Obama's invocation of the Christian Messiah is more overt than Americans heard in the public rhetoric of Bush in his time in the White House—even though Bush's victories were powered in part by evangelical voters.

"I don't recall a single example of Bush as president ever saying, 'Jesus' or 'Christ,'" said Tony Perkins, president of the conservative Christian group Family Research Council. "This is different."

Javers is coyness itself in stating that the Jeebus talk serves "at once as an affirmation of his faith and a rebuke against a rumor that persists for some to this day."

Javers writes that "Christian rhetoric offers an opportunity to connect with a broader base of supporters in a nation in which 83 percent of Americans believe in God." Bush on the other hand "was so closely politically identified with the Christian right that overt talk of Christ from the White House risked alienating mainstream and secular voters. Bush instead quoted passages from scripture or Christian hymns, as he did in his 2003 State of the Union Address when he used the phrase 'wonder-working power.' That sort of oblique reference resonated deeply with evangelical Christians but sailed largely unnoticed past secular voters." 

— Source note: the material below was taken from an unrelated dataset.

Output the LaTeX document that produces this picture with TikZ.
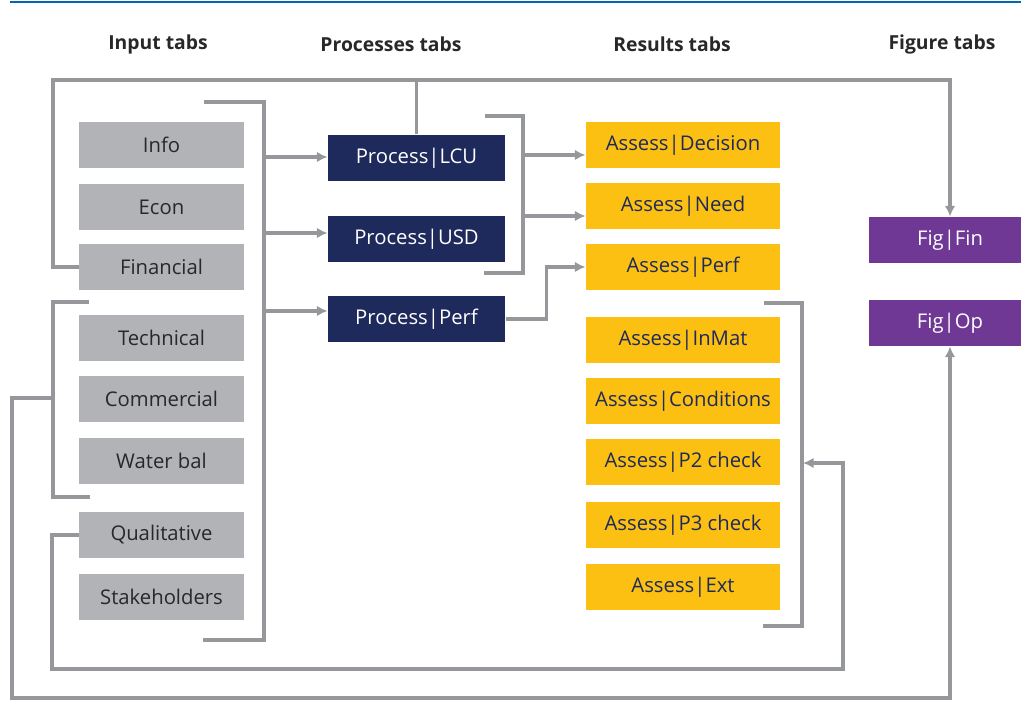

I have no beef with presidents quoting Zoroaster or the Eighth Dynamic in their rhetoric. I draw the line when they imply reality can be made to conform to holy metaphor, as Obama did in pulling the Sermon on the Mount into his speech on the economy at Georgetown University.

Beyond the pre-modern thinking required to believe an economy can be built on solid rock, the metaphor just makes no sense. Tourism: sand or rock? How about financial services? What's rockier: microprocessor manufacturing or customer call centers? Building automobiles is obviously not rock. But what about real estate? It's real, it tends to hold its value and they ain't making any more of the stuff: that's gotta be rock, right? So if we build an economy on real estate that will never go kerblooey. Actually, maybe the metaphor works too well.